**** Data shown

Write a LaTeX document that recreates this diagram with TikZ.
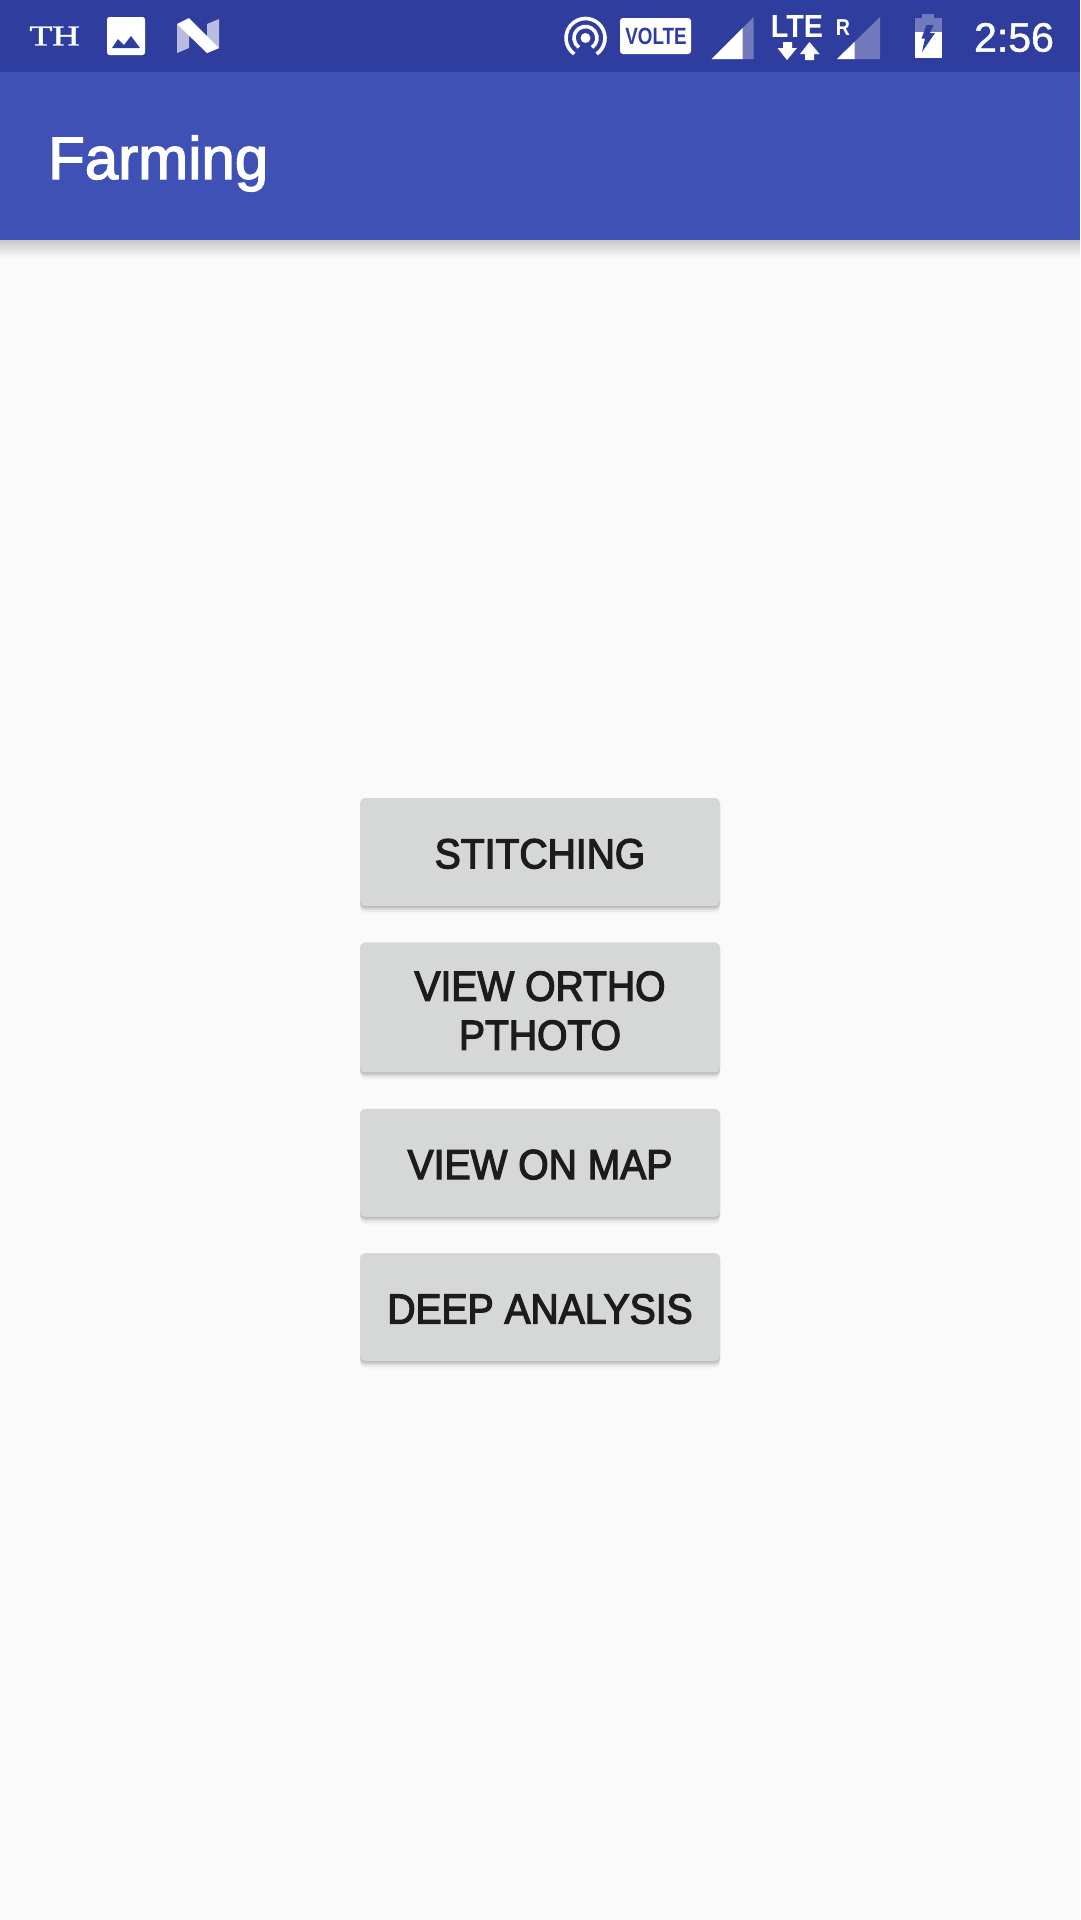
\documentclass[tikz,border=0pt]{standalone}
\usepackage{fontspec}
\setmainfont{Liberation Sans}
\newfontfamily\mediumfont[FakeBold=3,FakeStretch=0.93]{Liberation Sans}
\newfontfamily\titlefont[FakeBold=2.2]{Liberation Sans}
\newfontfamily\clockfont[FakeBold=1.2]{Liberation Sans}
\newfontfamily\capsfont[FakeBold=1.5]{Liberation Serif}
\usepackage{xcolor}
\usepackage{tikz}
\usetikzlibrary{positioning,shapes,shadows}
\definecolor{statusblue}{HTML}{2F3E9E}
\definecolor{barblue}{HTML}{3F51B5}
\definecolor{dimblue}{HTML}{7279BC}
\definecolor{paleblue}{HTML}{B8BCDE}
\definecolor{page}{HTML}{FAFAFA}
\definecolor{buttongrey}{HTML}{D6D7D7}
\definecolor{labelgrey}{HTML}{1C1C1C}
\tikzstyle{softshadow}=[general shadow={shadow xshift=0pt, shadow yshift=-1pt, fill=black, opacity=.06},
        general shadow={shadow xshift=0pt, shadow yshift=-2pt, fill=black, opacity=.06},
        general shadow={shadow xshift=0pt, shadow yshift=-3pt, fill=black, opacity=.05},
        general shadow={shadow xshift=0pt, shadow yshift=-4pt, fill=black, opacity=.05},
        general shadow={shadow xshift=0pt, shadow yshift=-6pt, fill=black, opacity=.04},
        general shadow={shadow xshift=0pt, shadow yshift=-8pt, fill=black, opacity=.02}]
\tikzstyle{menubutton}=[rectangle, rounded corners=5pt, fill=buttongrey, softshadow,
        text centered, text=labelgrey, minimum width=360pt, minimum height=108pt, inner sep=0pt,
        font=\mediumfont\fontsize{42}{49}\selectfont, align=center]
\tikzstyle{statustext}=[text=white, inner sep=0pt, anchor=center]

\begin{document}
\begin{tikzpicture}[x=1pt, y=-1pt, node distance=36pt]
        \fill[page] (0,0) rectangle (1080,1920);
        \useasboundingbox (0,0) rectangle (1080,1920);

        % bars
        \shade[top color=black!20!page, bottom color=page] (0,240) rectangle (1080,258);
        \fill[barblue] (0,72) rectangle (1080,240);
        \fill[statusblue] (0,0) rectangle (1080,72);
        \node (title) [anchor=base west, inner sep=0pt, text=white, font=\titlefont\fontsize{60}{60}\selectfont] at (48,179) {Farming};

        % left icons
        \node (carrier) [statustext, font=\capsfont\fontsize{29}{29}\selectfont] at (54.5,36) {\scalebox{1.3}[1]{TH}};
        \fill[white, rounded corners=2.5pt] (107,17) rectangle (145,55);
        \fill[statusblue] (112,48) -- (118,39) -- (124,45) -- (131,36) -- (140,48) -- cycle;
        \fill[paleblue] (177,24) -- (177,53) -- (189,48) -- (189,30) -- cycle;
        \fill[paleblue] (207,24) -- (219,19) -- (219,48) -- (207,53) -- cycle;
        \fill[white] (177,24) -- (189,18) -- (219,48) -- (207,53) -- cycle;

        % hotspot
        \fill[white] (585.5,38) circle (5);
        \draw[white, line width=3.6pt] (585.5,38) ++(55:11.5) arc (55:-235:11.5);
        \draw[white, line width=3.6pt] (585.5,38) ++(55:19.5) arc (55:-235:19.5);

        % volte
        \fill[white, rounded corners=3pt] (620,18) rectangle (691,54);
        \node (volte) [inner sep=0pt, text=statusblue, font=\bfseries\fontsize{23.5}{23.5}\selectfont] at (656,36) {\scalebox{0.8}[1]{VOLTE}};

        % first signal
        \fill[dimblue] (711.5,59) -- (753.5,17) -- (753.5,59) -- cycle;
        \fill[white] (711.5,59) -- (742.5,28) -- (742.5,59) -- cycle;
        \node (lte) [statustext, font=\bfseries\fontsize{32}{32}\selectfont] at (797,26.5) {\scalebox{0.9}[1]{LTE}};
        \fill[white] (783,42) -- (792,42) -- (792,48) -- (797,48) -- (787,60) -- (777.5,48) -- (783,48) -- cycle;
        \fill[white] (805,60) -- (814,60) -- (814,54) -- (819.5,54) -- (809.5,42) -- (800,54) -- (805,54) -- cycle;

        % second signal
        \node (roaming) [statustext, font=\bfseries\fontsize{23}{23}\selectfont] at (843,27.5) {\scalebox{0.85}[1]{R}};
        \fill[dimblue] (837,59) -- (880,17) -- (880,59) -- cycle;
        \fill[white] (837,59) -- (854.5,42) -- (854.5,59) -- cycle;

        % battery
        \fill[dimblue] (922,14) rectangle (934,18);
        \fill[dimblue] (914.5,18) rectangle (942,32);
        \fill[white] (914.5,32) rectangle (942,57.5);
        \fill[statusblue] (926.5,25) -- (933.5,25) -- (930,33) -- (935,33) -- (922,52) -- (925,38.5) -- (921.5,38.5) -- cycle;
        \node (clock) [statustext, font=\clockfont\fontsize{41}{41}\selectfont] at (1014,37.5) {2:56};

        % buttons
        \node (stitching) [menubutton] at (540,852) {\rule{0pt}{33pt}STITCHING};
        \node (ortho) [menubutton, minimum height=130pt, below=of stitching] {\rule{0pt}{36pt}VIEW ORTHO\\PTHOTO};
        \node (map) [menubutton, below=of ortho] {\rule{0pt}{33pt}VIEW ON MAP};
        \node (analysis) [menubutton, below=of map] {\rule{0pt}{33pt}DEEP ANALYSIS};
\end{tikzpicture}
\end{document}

********

Repeat the lines of the listing above verbatim, beginning at its first line and ending at the line containing "[anchor=base west, inner", which is included. Omit pictures.

Write a LaTeX document that recreates this diagram with TikZ.
\documentclass[tikz,border=0pt]{standalone}
\usepackage{fontspec}
\setmainfont{Liberation Sans}
\newfontfamily\mediumfont[FakeBold=3,FakeStretch=0.93]{Liberation Sans}
\newfontfamily\titlefont[FakeBold=2.2]{Liberation Sans}
\newfontfamily\clockfont[FakeBold=1.2]{Liberation Sans}
\newfontfamily\capsfont[FakeBold=1.5]{Liberation Serif}
\usepackage{xcolor}
\usepackage{tikz}
\usetikzlibrary{positioning,shapes,shadows}
\definecolor{statusblue}{HTML}{2F3E9E}
\definecolor{barblue}{HTML}{3F51B5}
\definecolor{dimblue}{HTML}{7279BC}
\definecolor{paleblue}{HTML}{B8BCDE}
\definecolor{page}{HTML}{FAFAFA}
\definecolor{buttongrey}{HTML}{D6D7D7}
\definecolor{labelgrey}{HTML}{1C1C1C}
\tikzstyle{softshadow}=[general shadow={shadow xshift=0pt, shadow yshift=-1pt, fill=black, opacity=.06},
        general shadow={shadow xshift=0pt, shadow yshift=-2pt, fill=black, opacity=.06},
        general shadow={shadow xshift=0pt, shadow yshift=-3pt, fill=black, opacity=.05},
        general shadow={shadow xshift=0pt, shadow yshift=-4pt, fill=black, opacity=.05},
        general shadow={shadow xshift=0pt, shadow yshift=-6pt, fill=black, opacity=.04},
        general shadow={shadow xshift=0pt, shadow yshift=-8pt, fill=black, opacity=.02}]
\tikzstyle{menubutton}=[rectangle, rounded corners=5pt, fill=buttongrey, softshadow,
        text centered, text=labelgrey, minimum width=360pt, minimum height=108pt, inner sep=0pt,
        font=\mediumfont\fontsize{42}{49}\selectfont, align=center]
\tikzstyle{statustext}=[text=white, inner sep=0pt, anchor=center]

\begin{document}
\begin{tikzpicture}[x=1pt, y=-1pt, node distance=36pt]
        \fill[page] (0,0) rectangle (1080,1920);
        \useasboundingbox (0,0) rectangle (1080,1920);

        % bars
        \shade[top color=black!20!page, bottom color=page] (0,240) rectangle (1080,258);
        \fill[barblue] (0,72) rectangle (1080,240);
        \fill[statusblue] (0,0) rectangle (1080,72);
        \node (title) [anchor=base west, inner sep=0pt, text=white, font=\titlefont\fontsize{60}{60}\selectfont] at (48,179) {Farming};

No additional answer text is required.